Tea with the Fashionistas

The Australian Centre for Photography on fashion-happy Oxford Street will host a panel event populated by industry insiders poised to debate the eternal question: does fashion merely play into our consumer cravings, or does it represent a more significant role? Panellists include photographers, designers and fashionistas to help you make an informed decision of your own.
Genevieve O'Callaghan
Published on August 22, 2010

Overview

This Wednesday night, the Australian Centre for Photography on fashion-happy Oxford Street hosts Tea with the Fashionistas, a panel event populated by industry insiders poised to debate the eternal question: does fashion merely play into our consumer cravings, or does it represent a more significant role? Panellists include photographers, designers and fashionistas and before you let them do all the deciding, consider both sides of the argument.

For the consumer-driven fashion market side, we have money-driven crimes of fashion like the seriously questionable Texas Tuxedo from Levis', which in its two tones of denim demonstrates all that is wrong with too much of a good thing; the blatantly populist Material Girl range from the inimitable Mads and her pre-pubescent daughter Lourdes, fronted by Gossip Girl star and serial-badass Taylor Momsen, which seems all the more about celebrity than clothes. And if you're not convinced that current fashion reeks of consumerism, think CanCan by Paris, Fantasy by Britney and Lovely by Sarah Jessica, the tritely-named troupe of celebrity fragrances.

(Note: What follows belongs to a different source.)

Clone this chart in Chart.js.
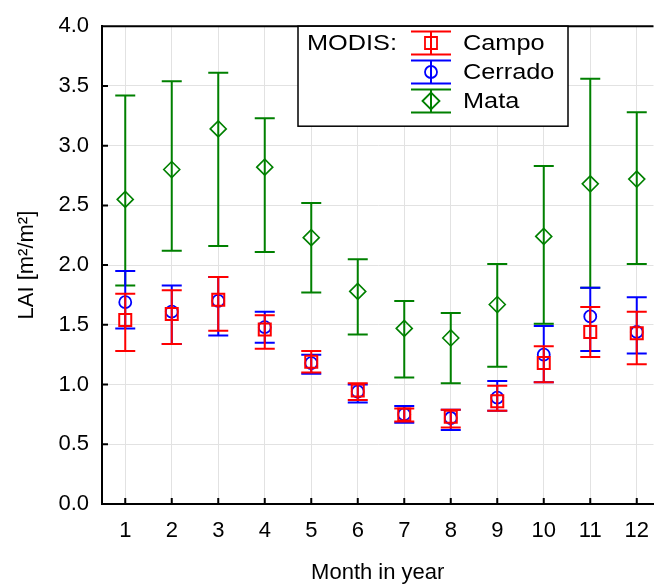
<!DOCTYPE html>
<html>
<head>
<meta charset="utf-8">
<script src="https://cdn.jsdelivr.net/npm/chart.js@4"></script>
<style>
  body { margin: 0; background: #fff; }
</style>
</head>
<body>
<canvas id="laiChart" width="664" height="586"></canvas>
<script>
// Months on the x axis
const months = [1, 2, 3, 4, 5, 6, 7, 8, 9, 10, 11, 12];
const yTicks = [0, 0.5, 1, 1.5, 2, 2.5, 3, 3.5, 4];

// MODIS LAI per vegetation type: mean, lower and upper end of the bar
const campoMean = [1.54, 1.59, 1.71, 1.46, 1.19, 0.95, 0.75, 0.73, 0.86, 1.18, 1.44, 1.43];
const campoLow  = [1.28, 1.34, 1.45, 1.30, 1.10, 0.87, 0.69, 0.64, 0.78, 1.02, 1.23, 1.17];
const campoHigh = [1.76, 1.79, 1.90, 1.58, 1.28, 1.01, 0.80, 0.79, 0.99, 1.32, 1.65, 1.61];

const cerradoMean = [1.69, 1.61, 1.70, 1.48, 1.18, 0.94, 0.75, 0.72, 0.89, 1.25, 1.57, 1.44];
const cerradoLow  = [1.47, 1.34, 1.41, 1.35, 1.09, 0.85, 0.68, 0.62, 0.78, 1.02, 1.28, 1.26];
const cerradoHigh = [1.95, 1.83, 1.90, 1.61, 1.25, 1.00, 0.82, 0.79, 1.03, 1.49, 1.81, 1.73];

const mataMean = [2.55, 2.80, 3.14, 2.82, 2.23, 1.78, 1.47, 1.39, 1.67, 2.24, 2.68, 2.72];
const mataLow  = [1.83, 2.12, 2.16, 2.11, 1.77, 1.42, 1.06, 1.01, 1.15, 1.51, 1.81, 2.01];
const mataHigh = [3.42, 3.54, 3.61, 3.23, 2.52, 2.05, 1.70, 1.60, 2.01, 2.83, 3.56, 3.28];

const FONT = '"Liberation Sans", Arial, sans-serif';
const RED = '#ff0000', BLUE = '#0000ff', GREEN = '#008000';

// Turn the arrays into points with their bar ends
function makePoints(mean, low, high) {
  let pts = [];
  for (let i = 0; i < months.length; i++) {
    pts.push({ x: months[i], y: mean[i], low: low[i], high: high[i] });
  }
  return pts;
}

// Draw the error bars of a dataset just before its markers
const errorBars = {
  id: 'errorBars',
  beforeDatasetDraw(chart, args) {
    const ds = chart.data.datasets[args.index];
    const ctx = chart.ctx;
    const xs = chart.scales.x, ys = chart.scales.y;
    ctx.save();
    ctx.strokeStyle = ds.borderColor;
    ctx.lineWidth = 2;
    ds.data.forEach(function(p) {
      const px = xs.getPixelForValue(p.x);
      const top = ys.getPixelForValue(p.high);
      const bot = ys.getPixelForValue(p.low);
      ctx.beginPath();
      ctx.moveTo(px, top); ctx.lineTo(px, bot);
      ctx.moveTo(px - 10, top); ctx.lineTo(px + 10, top);
      ctx.moveTo(px - 10, bot); ctx.lineTo(px + 10, bot);
      ctx.stroke();
    });
    ctx.restore();
  }
};

// legend text is a bit wider than the axis text in the original
function wideText(ctx, text, x, y) {
  ctx.save();
  ctx.translate(x, y);
  ctx.scale(1.15, 1);
  ctx.fillText(text, 0, 0);
  ctx.restore();
}

// Top frame line, inward tick marks and the boxed legend
const frameAndLegend = {
  id: 'frameAndLegend',
  afterDraw(chart) {
    const ctx = chart.ctx;
    const area = chart.chartArea;
    const xs = chart.scales.x, ys = chart.scales.y;
    ctx.save();
    ctx.strokeStyle = '#000';
    ctx.lineWidth = 2;
    ctx.beginPath();
    ctx.moveTo(area.left - 1, area.top); ctx.lineTo(area.right, area.top);
    // inward ticks
    yTicks.forEach(function(v) {
      const py = ys.getPixelForValue(v);
      ctx.moveTo(area.left, py); ctx.lineTo(area.left + 6, py);
    });
    months.forEach(function(m) {
      const px = xs.getPixelForValue(m);
      ctx.moveTo(px, area.bottom); ctx.lineTo(px, area.bottom - 6);
    });
    ctx.stroke();

    // legend box
    const bx = 298, by = area.top, bw = 270, bh = 100;
    ctx.fillStyle = '#fff';
    ctx.fillRect(bx, by, bw, bh);
    ctx.lineWidth = 1.5;
    ctx.strokeRect(bx, by, bw, bh);

    ctx.fillStyle = '#000';
    ctx.font = '22px ' + FONT;
    ctx.textBaseline = 'middle';
    ctx.textAlign = 'left';
    wideText(ctx, 'MODIS:', 307, 44);

    const entries = [
      { name: 'Campo', color: RED, style: 'rect', y: 43 },
      { name: 'Cerrado', color: BLUE, style: 'circle', y: 72 },
      { name: 'Mata', color: GREEN, style: 'rectRot', y: 101 }
    ];
    entries.forEach(function(e) {
      const cx = 431;
      ctx.strokeStyle = e.color;
      ctx.lineWidth = 2;
      ctx.beginPath();
      ctx.moveTo(cx - 20, e.y - 11.5); ctx.lineTo(cx + 20, e.y - 11.5);
      ctx.moveTo(cx - 20, e.y + 11.5); ctx.lineTo(cx + 20, e.y + 11.5);
      ctx.moveTo(cx, e.y - 11.5); ctx.lineTo(cx, e.y + 11.5);
      ctx.stroke();
      ctx.lineWidth = 1.8;
      ctx.fillStyle = 'rgba(0,0,0,0)';
      Chart.helpers.drawPoint(ctx, { pointStyle: e.style, radius: e.style === 'circle' ? 6 : 8.5, rotation: 0, borderWidth: 1.8 }, cx, e.y);
      ctx.fillStyle = '#000';
      wideText(ctx, e.name, 463, e.y + 1);
    });
    ctx.restore();
  }
};

const data = {
  datasets: [
    {
      label: 'Campo',
      data: makePoints(campoMean, campoLow, campoHigh),
      borderColor: RED,
      backgroundColor: 'rgba(0,0,0,0)',
      pointStyle: 'rect',
      pointRadius: 8.5,
      pointBorderWidth: 2
    },
    {
      label: 'Cerrado',
      data: makePoints(cerradoMean, cerradoLow, cerradoHigh),
      borderColor: BLUE,
      backgroundColor: 'rgba(0,0,0,0)',
      pointStyle: 'circle',
      pointRadius: 6,
      pointBorderWidth: 1.8
    },
    {
      label: 'Mata',
      data: makePoints(mataMean, mataLow, mataHigh),
      borderColor: GREEN,
      backgroundColor: 'rgba(0,0,0,0)',
      pointStyle: 'rectRot',
      pointRadius: 8,
      pointBorderWidth: 1.6
    }
  ]
};

new Chart(document.getElementById('laiChart'), {
  type: 'scatter',
  data: data,
  plugins: [errorBars, frameAndLegend],
  options: {
    responsive: false,
    animation: false,
    layout: { padding: { left: 0, top: 23, right: 0, bottom: 0 } },
    plugins: {
      legend: { display: false },
      tooltip: { enabled: false }
    },
    scales: {
      x: {
        type: 'linear',
        min: 0.5,
        max: 12.36,
        afterBuildTicks: function(scale) {
          scale.ticks = months.map(function(m) { return { value: m }; });
        },
        afterFit: function(scale) { scale.height = 82; },
        grid: { color: '#e2e2e2', lineWidth: 1, drawTicks: false },
        border: { color: '#000', width: 2 },
        ticks: {
          color: '#000',
          font: { family: FONT, size: 22 },
          padding: 14,
          maxRotation: 0,
          autoSkip: false,
          callback: function(v) { return String(v); }
        },
        title: {
          display: true,
          text: 'Month in year',
          color: '#000',
          font: { family: FONT, size: 22 },
          padding: { top: 0, bottom: 0 }
        }
      },
      y: {
        min: 0,
        max: 4,
        afterBuildTicks: function(scale) {
          scale.ticks = yTicks.map(function(v) { return { value: v }; });
        },
        afterFit: function(scale) { scale.width = 102; },
        grid: { color: '#e2e2e2', lineWidth: 1, drawTicks: false },
        border: { color: '#000', width: 2 },
        ticks: {
          color: '#000',
          font: { family: FONT, size: 22 },
          padding: 13,
          callback: function(v) { return v.toFixed(1); }
        },
        title: {
          display: true,
          text: 'LAI [m²/m²]',
          color: '#000',
          font: { family: FONT, size: 22 },
          padding: { top: 14, bottom: 0 }
        }
      }
    }
  }
});
</script>
</body>
</html>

However, you may believe fashion is more than a fleeting trend, the view I think the panel may well be advocating at TWF. Cementing your argument in this corner is the continuing ability of fashion to transgress borders (follow pyjamas as they drift from the East's opium dens via Coco Chanel in the West, then onto the Antipodes to become the staple of an Australian label), eras and classes (those low-slung panted, lace-less shoed boys you see roaming the streets mean more than they seem, with fashion borrowed from inmates of the US prison system). Also, the fact that fashion is the sole creative outlet engaged with by everyone, everyday in some way, and the close link between fashion and the world’s political history — if lace-makers were being killed in Revolutionary France for their product’s association with the royalist ancient regime, how then can fashion be meaningless to society?

So, armed with all you need to know to make an informed decision, make haste to ACP. Seats may sell out and they make no promises for latecomers.